Extracting Schema from Avro Files: A Step-by-Step Guide

Apache Avro is a popular data serialization framework that offers a rich set of features like schema evolution, dynamic typing, and efficient binary serialization. One of the key strengths of Avro lies in its schema declaration, which defines the structure of the data in the Avro file. In this post, we will explore how to extract the schema from Avro files effectively.

Understanding Avro and Its Schema

Before we dive into the specific steps to extract schema, it’s crucial to understand what Avro schema is and why it matters. Avro schemas are defined using JSON and describe the data types and structure, including:

Primitive types: Such as int, long, float, double, string, etc.
Complex types: Such as record, enum, array, map, and fixed.

An Avro schema not only helps in reading data accurately but also ensures compatibility across different versions of the data. For example, a schema can evolve by adding new fields without breaking existing implementations.

Prerequisites

Ensure you have the following set up:

Java Development Kit (JDK)
Apache Avro library
An Avro file (.avro) to work with

You can get the latest Avro Java library from Apache Avro Releases.

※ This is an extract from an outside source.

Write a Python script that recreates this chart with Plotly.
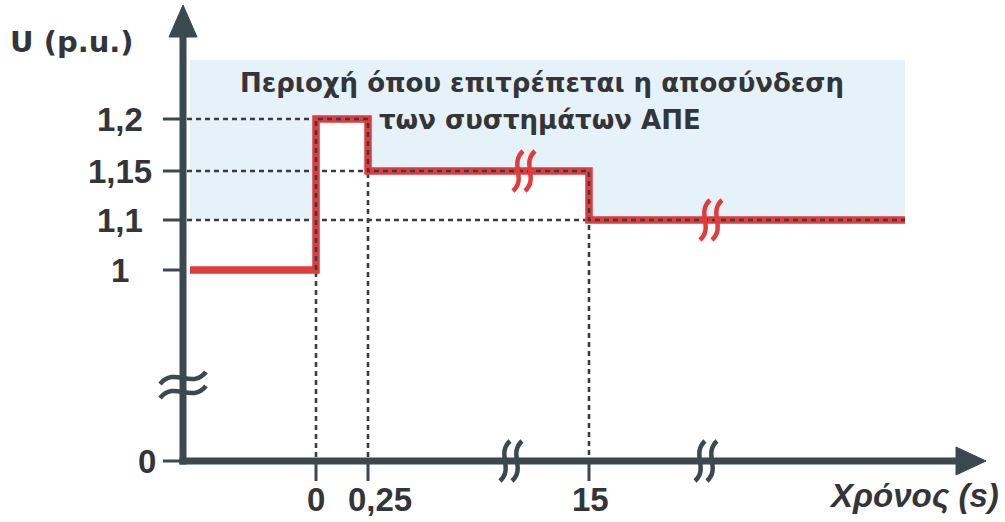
import numpy as np
import plotly.graph_objects as go

# ---------------- data ----------------
# step profile of the allowed voltage (p.u.) versus time (s)
step_t = [-0.5, 0.0, 0.25, 15.0, 60.0]     # start (schematic), 0, 0.25 s, 15 s, end (schematic)
step_u = [1.0, 1.2, 1.15, 1.1, 1.1]
region_top_u = 1.26                         # upper edge of the shaded "disconnection allowed" area

x_tick_vals = [0.0, 0.25, 15.0]
x_tick_text = ["0", "0,25", "15"]
y_tick_vals = [0.0, 1.0, 1.1, 1.15, 1.2]
y_tick_text = ["0", "1", "1,1", "1,15", "1,2"]

title_lines = ["Περιοχή όπου επιτρέπεται η αποσύνδεση", "των συστημάτων ΑΠΕ"]
y_title = "U (p.u.)"
x_title = "Χρόνος (s)"

# ---------------- schematic (broken) axis warps: layout ----------------
W, H = 1005, 522
t_knots = [-0.5, 0.0, 0.25, 15.0, 60.0]
x_knots = [190, 316, 368, 589, 905]            # horizontal positions
u_knots = [0.0, 1.0, 1.1, 1.15, 1.2, 1.26]
y_knots = [61, 252, 302, 351, 403, 462]        # vertical positions (from bottom)


def X(t):
    return np.interp(t, t_knots, x_knots)


def Y(u):
    return np.interp(u, u_knots, y_knots)


def P(py):  # pixel row (from top) -> data y
    return H - py


AX = "#3a4850"
RED = "#e03b3d"
DOT = "#3a3c42"
TXT = "#333538"
SHADE = "#e6f2f9"

x0_axis = 183            # vertical axis position
y0_axis = Y(0.0)         # horizontal axis position

fig = go.Figure()

# shaded region: above max(U, 1.1)
lower = np.maximum(np.array(step_u), 1.1)
px, py = [], []
for i in range(len(step_t) - 1):
    px += [X(step_t[i]), X(step_t[i + 1])]
    py += [Y(lower[i]), Y(lower[i])]
poly_x = px + [X(step_t[-1]), X(step_t[0])]
poly_y = py + [Y(region_top_u), Y(region_top_u)]
fig.add_trace(go.Scatter(x=poly_x, y=poly_y, fill="toself", fillcolor=SHADE,
                         mode="none", hoverinfo="skip", showlegend=False))

# dashed guide lines
dash = dict(color=DOT, width=2.6, dash="5px,4px")
fig.add_trace(go.Scatter(x=[x0_axis + 4, X(0.25)], y=[Y(1.2)] * 2, mode="lines",
                         line=dash, hoverinfo="skip", showlegend=False))
fig.add_trace(go.Scatter(x=[x0_axis + 4, X(15.0)], y=[Y(1.15)] * 2, mode="lines",
                         line=dash, hoverinfo="skip", showlegend=False))
fig.add_trace(go.Scatter(x=[x0_axis + 4, X(step_t[-1])], y=[Y(1.1)] * 2, mode="lines",
                         line=dash, hoverinfo="skip", showlegend=False))
for t, u in zip([0.0, 0.25, 15.0], [1.2, 1.2, 1.15]):
    fig.add_trace(go.Scatter(x=[X(t)] * 2, y=[Y(u), y0_axis + 4], mode="lines",
                             line=dash, hoverinfo="skip", showlegend=False))

# red step line
fig.add_trace(go.Scatter(x=X(step_t), y=Y(step_u), mode="lines",
                         line=dict(color=RED, width=7.5, shape="hv"),
                         hoverinfo="skip", showlegend=False))
# dark dotted core from t = 0 onward
core_t = [0.0] + step_t[1:]
core_u = [step_u[0]] + step_u[1:]
fig.add_trace(go.Scatter(x=X(core_t), y=Y(core_u), mode="lines",
                         line=dict(color=DOT, width=2.6, dash="5px,4px", shape="hv"),
                         hoverinfo="skip", showlegend=False))

shapes = []
# axes
shapes.append(dict(type="line", x0=x0_axis, x1=x0_axis, y0=y0_axis - 3.5, y1=P(34),
                   line=dict(color=AX, width=7)))
shapes.append(dict(type="line", x0=x0_axis - 3.5, x1=960, y0=y0_axis, y1=y0_axis,
                   line=dict(color=AX, width=7)))
# arrowheads
shapes.append(dict(type="path", path=f"M {x0_axis} {P(5)} L {x0_axis-14} {P(37)} L {x0_axis+14} {P(37)} Z",
                   fillcolor=AX, line=dict(color=AX, width=1)))
shapes.append(dict(type="path", path=f"M 986 {y0_axis} L 956 {y0_axis+14} L 956 {y0_axis-14} Z",
                   fillcolor=AX, line=dict(color=AX, width=1)))
# ticks
for u in y_tick_vals:
    shapes.append(dict(type="line", x0=163, x1=x0_axis, y0=Y(u), y1=Y(u),
                       line=dict(color=AX, width=3)))
for t in x_tick_vals:
    shapes.append(dict(type="line", x0=X(t), x1=X(t), y0=y0_axis, y1=y0_axis - 20,
                       line=dict(color=AX, width=3)))


def vbreak(cx, cy, color, h=20, w=5):
    out = []
    for dx in (-6, 6):
        x = cx + dx
        out.append(dict(type="path",
                        path=(f"M {x+w} {cy+h} C {x-w-4} {cy+h*0.35}, {x+w+4} {cy-h*0.35}, "
                              f"{x-w} {cy-h}"),
                        line=dict(color=color, width=4.5)))
    return out


def hbreak(cx, cy, color, w=23, h=6):
    out = []
    for dy in (7, -7):
        y = cy + dy
        out.append(dict(type="path",
                        path=(f"M {cx-w} {y-h} C {cx-w*0.35} {y+h+6}, {cx+w*0.35} {y-h-6}, "
                              f"{cx+w} {y+h}"),
                        line=dict(color=color, width=4.5)))
    return out


# axis breaks
shapes += hbreak(x0_axis, P(385), AX)
shapes += vbreak(511, y0_axis, AX)
shapes += vbreak(706, y0_axis, AX)
# line breaks
shapes += vbreak(524, Y(1.15), RED)
shapes += vbreak(711, Y(1.1), RED)

annotations = []
num_font = dict(family="Liberation Sans, Arial, sans-serif", size=33, color=TXT)
for u, txt in zip(y_tick_vals, y_tick_text):
    annotations.append(dict(x=147 if u == 0 else 120, y=Y(u), text=f"<b>{txt}</b>",
                            showarrow=False, xanchor="center", yanchor="middle", font=num_font))
x_label_pos = {0.0: 0, 0.25: 12, 15.0: 1}
for t, txt in zip(x_tick_vals, x_tick_text):
    annotations.append(dict(x=X(t) + x_label_pos[t], y=P(499), text=f"<b>{txt}</b>",
                            showarrow=False, xanchor="center", yanchor="middle", font=num_font))

title_font = dict(family="DejaVu Sans, Verdana, sans-serif", size=26, color=TXT)
annotations.append(dict(x=542, y=P(83), text=f"<b>{title_lines[0]}</b>", showarrow=False,
                        xanchor="center", yanchor="middle", font=title_font))
annotations.append(dict(x=540, y=P(120), text=f"<b>{title_lines[1]}</b>", showarrow=False,
                        xanchor="center", yanchor="middle", font=title_font))
annotations.append(dict(x=8, y=P(42), text=f"<b>{y_title}</b>", showarrow=False,
                        xanchor="left", yanchor="middle",
                        font=dict(family="DejaVu Sans, Verdana, sans-serif", size=29, color=TXT)))
annotations.append(dict(x=1001, y=P(495), text=f"<b><i>{x_title}</i></b>", showarrow=False,
                        xanchor="right", yanchor="middle",
                        font=dict(family="Liberation Sans, Arial, sans-serif", size=33, color=TXT)))

fig.update_layout(
    width=W, height=H,
    margin=dict(l=0, r=0, t=0, b=0),
    paper_bgcolor="white", plot_bgcolor="white",
    xaxis=dict(range=[0, W], visible=False, fixedrange=True),
    yaxis=dict(range=[0, H], visible=False, fixedrange=True),
    shapes=shapes, annotations=annotations, showlegend=False,
)

fig.write_html("out.html", config={"displayModeBar": False},
               post_script="document.body.style.margin='0';document.body.style.overflow='hidden';")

Step 1: Setting Up Your Environment

To extract the schema from Avro files, first, create a Maven project or a simple Java application. Here’s a basic Maven setup you may use in your pom.xml file.

📄snippet.txt

<dependencies>
    <dependency>
        <groupId>org.apache.avro</groupId>
        <artifactId>avro</artifactId>
        <version>1.10.2</version>
    </dependency>
</dependencies>

This dependency will help you use the necessary classes to interact with Avro files.

Step 2: Writing Java Code to Extract the Schema

We’ll write a Java program that reads an Avro file and extracts its schema. Below is an example of how you can do this.

☕snippet.java

import org.apache.avro.Schema;
import org.apache.avro.file.DataFileReader;
import org.apache.avro.generic.GenericDatumReader;
import java.io.File;
import java.io.IOException;

public class AvroSchemaExtractor {

    public static void main(String[] args) {
        String avroFile = "path/to/your/file.avro"; // Update this with the path to your Avro file

        try {
            // Create a GenericDatumReader
            GenericDatumReader<Object> reader = new GenericDatumReader<>();

            // Use DataFileReader to read the Avro file
            DataFileReader<Object> dataFileReader = new DataFileReader<>(new File(avroFile), reader);

            // Extract the schema
            Schema schema = dataFileReader.getSchema();

            // Print the schema in a pretty format
            System.out.println("Avro Schema: \n" + schema.toString(true));

            dataFileReader.close(); // Close the data file reader
        } catch (IOException e) {
            System.err.println("Error reading Avro file: " + e.getMessage());
        }
    }
}

Explanation of the Code

Dependencies: Ensure you have the Avro library for the Java project.
File Path: Replace "path/to/your/file.avro" with the actual path to your Avro file.
GenericDatumReader: This class is used to read the data records from the Avro file, leveraging the schema found within.
DataFileReader: This is the main class for reading Avro files; it allows you to read the schema and the contents within the file.
Printing the Schema: schema.toString(true) provides a formatted JSON representation of the schema, making it easy to read.

Running the Code

Compile and run the program in your Java IDE or on your terminal. The outcome should display the schema structure of the specified Avro file.

Step 3: Understanding Extracted Schema

Once you run the Java program, you will see an output similar to the following:

📋snippet.json

{
  "type": "record",
  "name": "User",
  "namespace": "com.example",
  "fields": [
    { "name": "name", "type": "string" },
    { "name": "age", "type": "int" },
    { "name": "emails", "type": { "type": "array", "items": "string" } }
  ]
}

Schema Breakdown

type: Defines the main type (record in this case).
name: The name of the record.
namespace: A namespace to avoid naming conflicts.
fields: A list of fields, where each field specifies a name and a data type.

Step 4: Additional Considerations

Schema Evolution: Avro supports schema evolution, which allows new fields to be added and existing ones removed, as long as it adheres to certain compatibility rules. Understanding this is essential for maintaining robust data governance.
Handling Enums and Complex Types: When working with complex types, you might often encounter enums and maps, which are also defined in the schema. Ensure you understand these structures for efficient data processing.

For more in-depth understanding about Avro schema evolution, you may refer to Avro Documentation on Schema Evolution.

To Wrap Things Up

Extracting schema from Avro files is straightforward with the right tools and libraries. Understanding how to manage Avro schemas can vastly improve your data processing capabilities, making it simpler to manage, evolve, and consume data. Whether you’re implementing a data pipeline or working on a specific application, mastering Avro will undoubtedly benefit you.

As you continue exploring Apache Avro, you might want to dive deeper into features such as data compression and custom serialization. For further detailed insights, don't hesitate to look at the official Apache Avro documentation.

By following this guide, you should feel confident in extracting and understanding Avro schemas to better handle your data needs. Happy coding!